Works on Paper by the Iconic Billy Childish at L-13 Light Industrial Workshop

Robert Walser Dead in the Snow in Hobnail Boots. Etching with watercolour additions, 2010.

LONDON.- He has been described as “one of the most outstanding, and often misunderstood, figures on the British art scene”, while former Poet Laureate, Andrew Motion, once said: “He looks like he’s having more fun being a poet than I am.”

This new show from the iconic Billy Childish sees the launch of his latest collection of poetry, alongside a collection of some of his other works on paper. These include a limited edition artist’s book with an extract from his forthcoming novel ‘God Sends Nuts To People Without Teeth or The Stonesmason’, and a new series of charcoal and chalk drawings.

Inspirations this time: Robert Walser, Hans Fallada, and Spotted Elk (incorrectly named Big Foot), the subject of the infamous photograph taken after the massacre by American troops at Wounded Knee.

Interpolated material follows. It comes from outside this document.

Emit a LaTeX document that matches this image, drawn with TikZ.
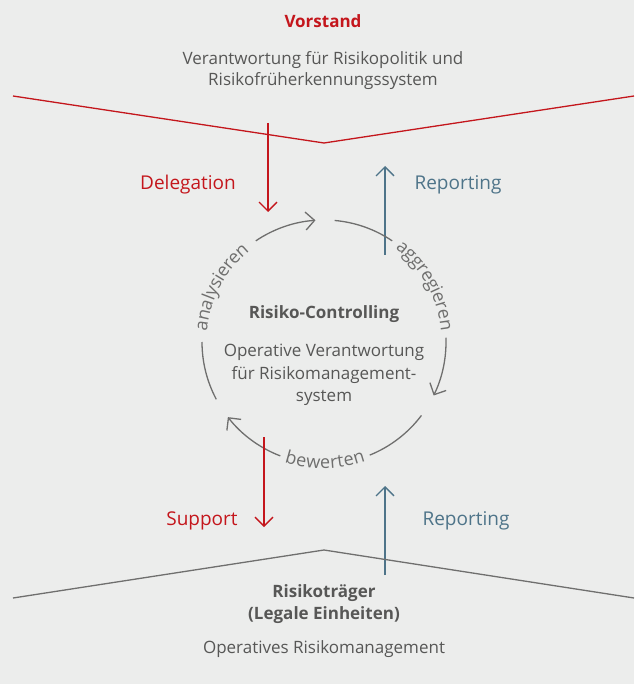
\documentclass[tikz,border=0pt]{standalone}
\usepackage{fontspec}
\setmainfont{Open Sans}
\usetikzlibrary{arrows.meta,decorations.text}

\definecolor{bg}{HTML}{ECEDEC}
\definecolor{kred}{HTML}{C4161C}
\definecolor{kblue}{HTML}{4E7489}
\definecolor{ktext}{HTML}{575756}
\definecolor{kgray}{HTML}{6F6F6E}

\newcommand{\cyclefont}{\fontsize{18}{22}\selectfont}

\tikzset{
  x=1pt, y=1pt,
  body/.style={font=\fontsize{17}{21}\selectfont, text=ktext, inner sep=0pt, anchor=base},
  head/.style={font=\fontsize{17}{21}\selectfont\bfseries, inner sep=0pt, anchor=base},
  flowlbl/.style={font=\fontsize{19}{23}\selectfont, inner sep=0pt, anchor=base},
  flowarrow/.style={line width=1.3pt, -{Straight Barb[length=9pt,width=18pt]}},
  cyclearc/.style={draw=kgray, line width=1.3pt},
  cyclearrow/.style={cyclearc, -{Straight Barb[length=9pt,width=18pt]}},
  cyclelabel/.style={decorate, decoration={text along path, text={|\cyclefont|#1},
      text align=center, raise=-4.5pt, text color=kgray}},
  boundary/.style={line width=1.3pt, line join=miter},
}

\begin{document}
\begin{tikzpicture}
  % canvas
  \fill[bg] (0,0) rectangle (634,-684);
  \useasboundingbox (0,0) rectangle (634,-684);

  % ---- Vorstand block
  \node[head, text=kred] (vorstand) at (323,-28) {Vorstand};
  \node[body] (vorstand1) at (323,-65) {Verantwortung für Risikopolitik und};
  \node[body] (vorstand2) at (323,-86) {Risikofrüherkennungssystem};

  % upper boundary
  \coordinate (tl) at (13,-96);
  \coordinate (tm) at (324,-143);
  \coordinate (tr) at (634,-96);
  \draw[boundary, kred] (tl) -- (tm) -- (tr);

  % ---- flows between Vorstand and Risiko-Controlling
  \coordinate (delS) at (268,-123);
  \coordinate (delE) at (268,-212);
  \draw[flowarrow, kred] (delS) -- (delE);
  \node[flowlbl, text=kred] (delegation) at (188,-190) {Delegation};

  \coordinate (repS) at (385,-255);
  \coordinate (repE) at (385,-166);
  \draw[flowarrow, kblue] (repS) -- (repE);
  \node[flowlbl, text=kblue] (reporting1) at (458,-190) {Reporting};

  % ---- control cycle
  \coordinate (C) at (324,-342);
  % analysieren
  \draw[cyclearc] (C) ++(208:122) arc[start angle=208, end angle=180, radius=122];
  \path[cyclelabel=analysieren] (C) ++(180:122) arc[start angle=180, end angle=124, radius=122];
  \draw[cyclearrow] (C) ++(124:122) arc[start angle=124, end angle=94, radius=122];
  % aggregieren
  \draw[cyclearc] (C) ++(85:122) arc[start angle=85, end angle=56, radius=122];
  \path[cyclelabel=aggregieren] (C) ++(56:122) arc[start angle=56, end angle=2, radius=122];
  \draw[cyclearrow] (C) ++(2:122) arc[start angle=2, end angle=-26, radius=122];
  % bewerten
  \draw[cyclearc] (C) ++(-37:122) arc[start angle=-37, end angle=-68, radius=122];
  \path[cyclelabel=bewerten] (C) ++(-111:122) arc[start angle=-111, end angle=-68, radius=122];
  \draw[cyclearrow] (C) ++(-111:122) arc[start angle=-111, end angle=-142, radius=122];

  % centre text
  \node[head, text=ktext] (rc) at (324,-318) {Risiko-Controlling};
  \node[body] (rc1) at (324,-356) {Operative Verantwortung};
  \node[body] (rc2) at (324,-379) {für Risikomanagement-};
  \node[body] (rc3) at (324,-401) {system};

  % ---- flows between Risiko-Controlling and Risikoträger
  \coordinate (supS) at (264,-437);
  \coordinate (supE) at (264,-527);
  \draw[flowarrow, kred] (supS) -- (supE);
  \node[flowlbl, text=kred] (support) at (202,-525) {Support};

  \coordinate (rep2S) at (385,-575);
  \coordinate (rep2E) at (385,-486);
  \draw[flowarrow, kblue] (rep2S) -- (rep2E);
  \node[flowlbl, text=kblue] (reporting2) at (466,-525) {Reporting};

  % lower boundary
  \coordinate (bl) at (13,-598);
  \coordinate (bm) at (324,-550);
  \coordinate (br) at (634,-598);
  \draw[boundary, kgray] (bl) -- (bm) -- (br);

  % ---- Risikoträger block
  \node[head, text=ktext] (traeger1) at (324,-597) {Risikoträger};
  \node[head, text=ktext] (traeger2) at (324,-619) {(Legale Einheiten)};
  \node[body] (traeger3) at (324,-653) {Operatives Risikomanagement};
\end{tikzpicture}
\end{document}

Billy Childish (born 1 December 1959 in Chatham, Kent, England) is an extraordinarily prolific artist, painter, author, poet, photographer, filmmaker, singer and guitarist. Childish left secondary education at 16 an undiagnosed dyslexic. Refused an interview at the local art school, he entered the Naval Dockyard at Chatham as an apprentice stonemason. During the following six months (his only prolonged period of employment), he produced some six hundred drawings in ‘the tea huts of hell.’ On the basis of this work he was accepted into St Martin’s School of Art to study painting where he refused to paint in the college, preferring to do so at home. He was thus expelled for this and other rebellious behaviour before completing the course, but since then, and despite years of resistance to and from orthodox bodies, he has created a huge and challenging body of work through his own highly personal art practice and philosophy of engagement with life.